The task -
Lines that include the word "seaborn" are the ones to copy.

* * * * * * *

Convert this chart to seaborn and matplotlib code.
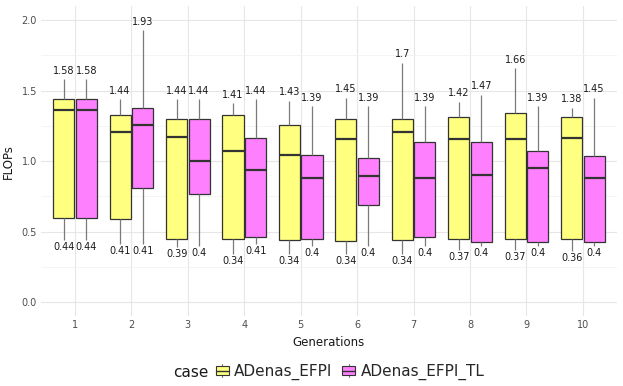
import numpy as np
import pandas as pd
import seaborn as sns
import matplotlib.pyplot as plt
from matplotlib.patches import Patch, Rectangle
from matplotlib.lines import Line2D
from matplotlib.legend_handler import HandlerBase

generations = [str(i) for i in range(1, 11)]
cases = ["ADenas_EFPI", "ADenas_EFPI_TL"]

efpi_min = [0.44, 0.41, 0.39, 0.34, 0.34, 0.34, 0.34, 0.37, 0.37, 0.36]
efpi_q1 = [0.60, 0.59, 0.445, 0.445, 0.44, 0.43, 0.44, 0.445, 0.445, 0.445]
efpi_med = [1.36, 1.21, 1.17, 1.07, 1.045, 1.16, 1.21, 1.16, 1.16, 1.165]
efpi_q3 = [1.44, 1.33, 1.30, 1.33, 1.26, 1.30, 1.30, 1.31, 1.345, 1.315]
efpi_max = [1.58, 1.44, 1.44, 1.41, 1.43, 1.45, 1.7, 1.42, 1.66, 1.38]

tl_min = [0.44, 0.41, 0.4, 0.41, 0.4, 0.4, 0.4, 0.4, 0.4, 0.4]
tl_q1 = [0.60, 0.81, 0.77, 0.465, 0.445, 0.69, 0.465, 0.425, 0.425, 0.425]
tl_med = [1.36, 1.255, 1.0, 0.935, 0.88, 0.895, 0.88, 0.905, 0.95, 0.88]
tl_q3 = [1.44, 1.375, 1.30, 1.165, 1.045, 1.025, 1.135, 1.135, 1.07, 1.035]
tl_max = [1.58, 1.93, 1.44, 1.44, 1.39, 1.39, 1.39, 1.47, 1.39, 1.45]

colors = ["#FFFF80", "#FF80FF"]

stats = {
    cases[0]: [efpi_min, efpi_q1, efpi_med, efpi_q3, efpi_max],
    cases[1]: [tl_min, tl_q1, tl_med, tl_q3, tl_max],
}

rows = []
for case, arrs in stats.items():
    for i, g in enumerate(generations):
        for arr in arrs:
            rows.append({"Generations": g, "case": case, "FLOPs": arr[i]})
df = pd.DataFrame(rows)

sns.set_theme(style="whitegrid")
plt.rcParams["font.family"] = ["DejaVu Sans"]

fig = plt.figure(figsize=(6.23, 3.86), dpi=100)
ax = fig.add_axes([0.066, 0.181, 0.924, 0.803])

sns.boxplot(
    data=df, x="Generations", y="FLOPs", hue="case", order=generations,
    hue_order=cases, palette=colors, saturation=1, whis=np.inf,
    width=0.8, gap=0.06, linecolor="#333333", linewidth=0.9,
    showcaps=False, legend=False,
    medianprops=dict(color="#333333", linewidth=1.6),
    whiskerprops=dict(color="#7a7a7a", linewidth=0.9),
    ax=ax,
)

offsets = [-0.2, 0.2]
for j, case in enumerate(cases):
    mins = stats[case][0]
    maxs = stats[case][4]
    for i in range(len(generations)):
        x = i + offsets[j]
        ax.text(x, maxs[i] + 0.025, f"{maxs[i]:g}", ha="center", va="bottom",
                fontsize=7, color="#1a1a1a")
        ax.text(x, mins[i] - 0.015, f"{mins[i]:g}", ha="center", va="top",
                fontsize=7, color="#1a1a1a")

ax.set_xlim(-0.6, 9.6)
ax.set_ylim(-0.1, 2.1)
ax.set_yticks([0.0, 0.5, 1.0, 1.5, 2.0])
ax.set_yticklabels(["0.0", "0.5", "1.0", "1.5", "2.0"])
ax.set_yticks([0.25, 0.75, 1.25, 1.75], minor=True)
ax.set_facecolor("white")
for s in ax.spines.values():
    s.set_visible(False)
ax.grid(True, which="major", color="#e6e6e6", linewidth=0.8)
ax.grid(True, which="minor", axis="y", color="#f2f2f2", linewidth=0.6)
ax.set_axisbelow(True)
ax.tick_params(axis="both", which="both", length=0, labelsize=7, labelcolor="#4d4d4d", pad=3)
ax.set_xlabel("Generations", fontsize=8.5, color="#1a1a1a", labelpad=4)
ax.set_ylabel("FLOPs", fontsize=8.5, color="#1a1a1a", labelpad=5)


class BoxKeyHandler(HandlerBase):
    def create_artists(self, legend, orig_handle, xdescent, ydescent, width, height, fontsize, trans):
        cx = width / 2 - xdescent
        bw = width * 0.9
        bh = height * 0.7
        y0 = -ydescent + (height - bh) / 2
        wl = Line2D([cx, cx], [-ydescent, -ydescent + height], color="#7a7a7a", lw=0.8, transform=trans)
        r = Rectangle((cx - bw / 2, y0), bw, bh, facecolor=orig_handle.get_facecolor(),
                      edgecolor="#333333", lw=0.8, transform=trans)
        ml = Line2D([cx - bw / 2, cx + bw / 2], [y0 + bh / 2, y0 + bh / 2], color="#333333", lw=1.0, transform=trans)
        return [wl, r, ml]


handles = [Patch(facecolor=c, edgecolor="#333333", linewidth=0.8) for c in colors]
fig.text(0.278, 0.036, "case", fontsize=11, color="#1a1a1a", va="center", ha="left")
fig.legend(handles, cases, loc="center left", bbox_to_anchor=(0.345, 0.036), ncol=2,
           frameon=False, fontsize=11, handlelength=0.95, handleheight=0.9,
           handletextpad=0.3, columnspacing=0.6, borderpad=0, borderaxespad=0,
           handler_map={Patch: BoxKeyHandler()})

fig.savefig("out.png", dpi=100)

* * * * * * *

Solution below -
Convert this chart to seaborn and matplotlib code.
import seaborn as sns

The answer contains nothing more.